Hidden Truths Trope

What Is the Hidden Truths Trope?

At its heart, Hidden Truths is the trope of concealed information — secrets buried deep enough that their discovery reshapes everything. A character believes one thing about themselves, their world, or the people they love, and then the ground shifts. The story is built around that gap between what is known and what is real, and the slow, sometimes devastating process of closing it.

It's one of the oldest structural engines in storytelling, but in fantasy and romance it carries particular weight. The truth isn't just a plot point — it tends to be personal. A lineage kept secret. A past erased. A confession withheld out of fear or love or self-preservation. When it finally surfaces, the reader feels it alongside the characters.

Why Readers Love It

There's a very specific pleasure in reading a Hidden Truths story when it's working properly. You're hunting alongside the protagonist, collecting small discrepancies, noticing the hesitation in a line of dialogue, wondering about the locked door no one mentions. The revelation, when it comes, has to feel both surprising and inevitable — and when an author pulls that off, it's deeply satisfying.

Romance readers in particular are drawn to this trope because secrets raise the emotional stakes. A love interest concealing something essential about themselves introduces an edge of tension that ordinary courtship doesn't carry. Will the truth break what's been built between them? That question keeps pages turning.

How It Tends to Show Up

Hidden Truths takes many shapes depending on the genre and tone. In epic fantasy, it often involves heritage — a protagonist who discovers their birth, bloodline, or identity is nothing like what they were told. The world-building around the reveal can be enormous in scope, recontextualising everything that came before it.

In romance, the hidden truth frequently belongs to the love interest: a title concealed, a past relationship covered up, a reason for being present in the protagonist's life that isn't what it seems. The trope pairs naturally with enemies-to-lovers and fake relationships, where deception is already baked into the premise.
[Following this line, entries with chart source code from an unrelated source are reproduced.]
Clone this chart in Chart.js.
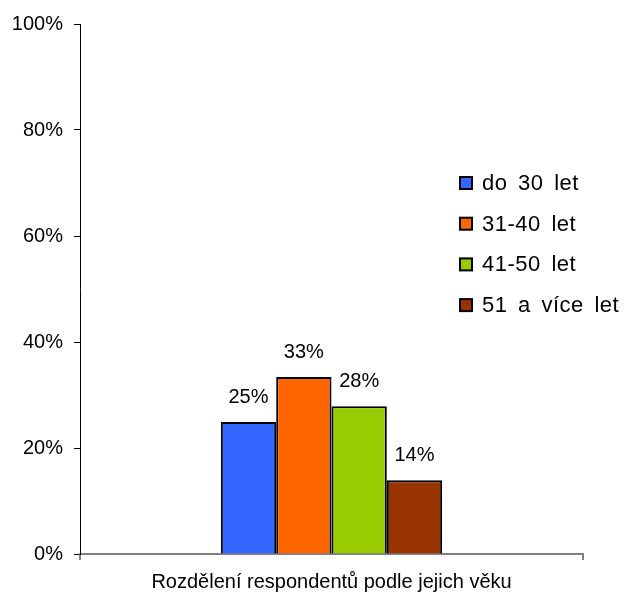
<!DOCTYPE html>
<html>
<head>
<meta charset="utf-8">
<script src="https://cdn.jsdelivr.net/npm/chart.js@4.4.1/dist/chart.umd.min.js"></script>
<style>
    html, body { margin: 0; padding: 0; background: #ffffff; }
    #wrap { width: 624px; height: 595px; }
</style>
</head>
<body>
<div id="wrap"><canvas id="barChart" width="624" height="595"></canvas></div>
<script>
// ==========================================
// Data
// ==========================================
const categories = ["Rozdělení respondentů podle jejich věku"];
const seriesNames = ["do 30 let", "31-40 let", "41-50 let", "51 a více let"];
const seriesValues = [24.9, 33.4, 27.9, 13.9];
const seriesColors = ["#3366FF", "#FF6600", "#99CC00", "#993300"];
const yTicks = [0, 20, 40, 60, 80, 100];

const FONT = "'Liberation Sans', Arial, sans-serif";

// ==========================================
// Value labels above bars
// ==========================================
const valueLabels = {
    id: "valueLabels",
    afterDatasetsDraw(chart) {
        const ctx = chart.ctx;
        ctx.save();
        ctx.font = "20px " + FONT;
        ctx.fillStyle = "#000000";
        ctx.textAlign = "center";
        ctx.textBaseline = "alphabetic";
        chart.data.datasets.forEach((ds, i) => {
            const meta = chart.getDatasetMeta(i);
            meta.data.forEach((bar, j) => {
                ctx.fillText(Math.round(ds.data[j]) + "%", bar.x, bar.y - 19);
            });
        });
        ctx.restore();
    }
};

// ==========================================
// Legend drawn on the plot (right side)
// ==========================================
const sideLegend = {
    id: "sideLegend",
    afterDraw(chart) {
        const ctx = chart.ctx;
        ctx.save();
        ctx.font = "22px " + FONT;
        ctx.textBaseline = "middle";
        ctx.textAlign = "left";
        chart.data.datasets.forEach((ds, i) => {
            const y = 183 + i * 40.7;
            ctx.fillStyle = ds.backgroundColor;
            ctx.fillRect(460, y - 6, 12, 12);
            ctx.strokeStyle = "#000000";
            ctx.lineWidth = 2;
            ctx.strokeRect(460, y - 6, 12, 12);
            ctx.fillStyle = "#000000";
            ctx.letterSpacing = "0.5px";
            ctx.wordSpacing = "4px";
            ctx.fillText(ds.label, 482, y + 1);
        });
        ctx.restore();
    }
};

const ctx = document.getElementById("barChart").getContext("2d");

new Chart(ctx, {

    type: "bar",

    data: {
        labels: categories,
        datasets: seriesNames.map((name, i) => ({
            label: name,
            data: [seriesValues[i]],
            backgroundColor: seriesColors[i],
            borderColor: "#000000",
            borderWidth: 2,
            categoryPercentage: 0.44,
            barPercentage: 1.0
        }))
    },

    options: {
        responsive: false,
        animation: false,
        devicePixelRatio: 1,
        layout: {
            padding: { left: 0, top: 24, right: 41, bottom: 0 }
        },
        plugins: {
            legend: { display: false },
            tooltip: { enabled: false }
        },
        scales: {
            x: {
                grid: {
                    display: true,
                    offset: true,
                    drawOnChartArea: false,
                    drawTicks: true,
                    tickLength: 6,
                    color: "#808080",
                    lineWidth: 2
                },
                border: { display: true, color: "#808080", width: 2 },
                ticks: {
                    color: "#000000",
                    font: { family: FONT, size: 20 },
                    padding: 10,
                    maxRotation: 0
                },
                afterFit(scale) { scale.height = 41; }
            },
            y: {
                min: 0,
                max: 100,
                afterBuildTicks(scale) {
                    scale.ticks = yTicks.map(v => ({ value: v }));
                },
                grid: {
                    display: true,
                    drawOnChartArea: false,
                    drawTicks: true,
                    tickLength: 6,
                    color: "#000000",
                    lineWidth: 1
                },
                border: { display: true, color: "#000000", width: 1 },
                ticks: {
                    color: "#000000",
                    font: { family: FONT, size: 20 },
                    padding: 11,
                    callback: v => v + "%"
                },
                afterFit(scale) { scale.width = 80; }
            }
        }
    },

    plugins: [valueLabels, sideLegend]

});
</script>
</body>
</html>
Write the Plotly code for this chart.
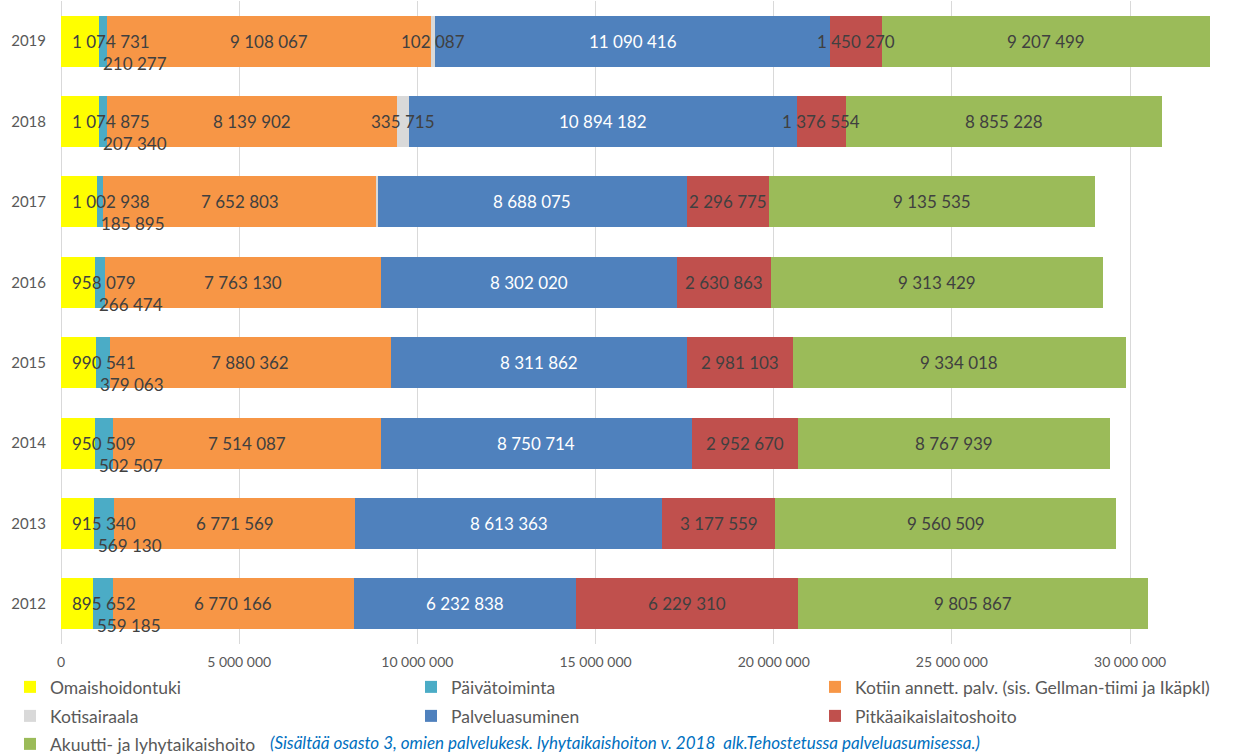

Darker iterations lean into trauma — a character actively suppressing something they themselves don't fully remember, or a community that has conspired to keep someone ignorant for reasons that seem protective but carry a cost. These versions tend to sit closer to gothic fiction and psychological fantasy.

The Shape of a Good Reveal

The trope lives or dies by its execution. Plant the clues too obviously and readers feel patronised. Withhold them entirely and the reveal feels arbitrary. The best Hidden Truths stories seed their secrets early and trust the reader to pick up on them without spelling anything out — so that when the moment finally arrives, there's a flash of recognition alongside the shock.

Character reaction matters as much as the truth itself. What a protagonist does with devastating new information — whether they rage, grieve, go quiet, or redirect it outward — is where the real emotional writing happens. The truth changes facts. What the characters do next is what the story is actually about.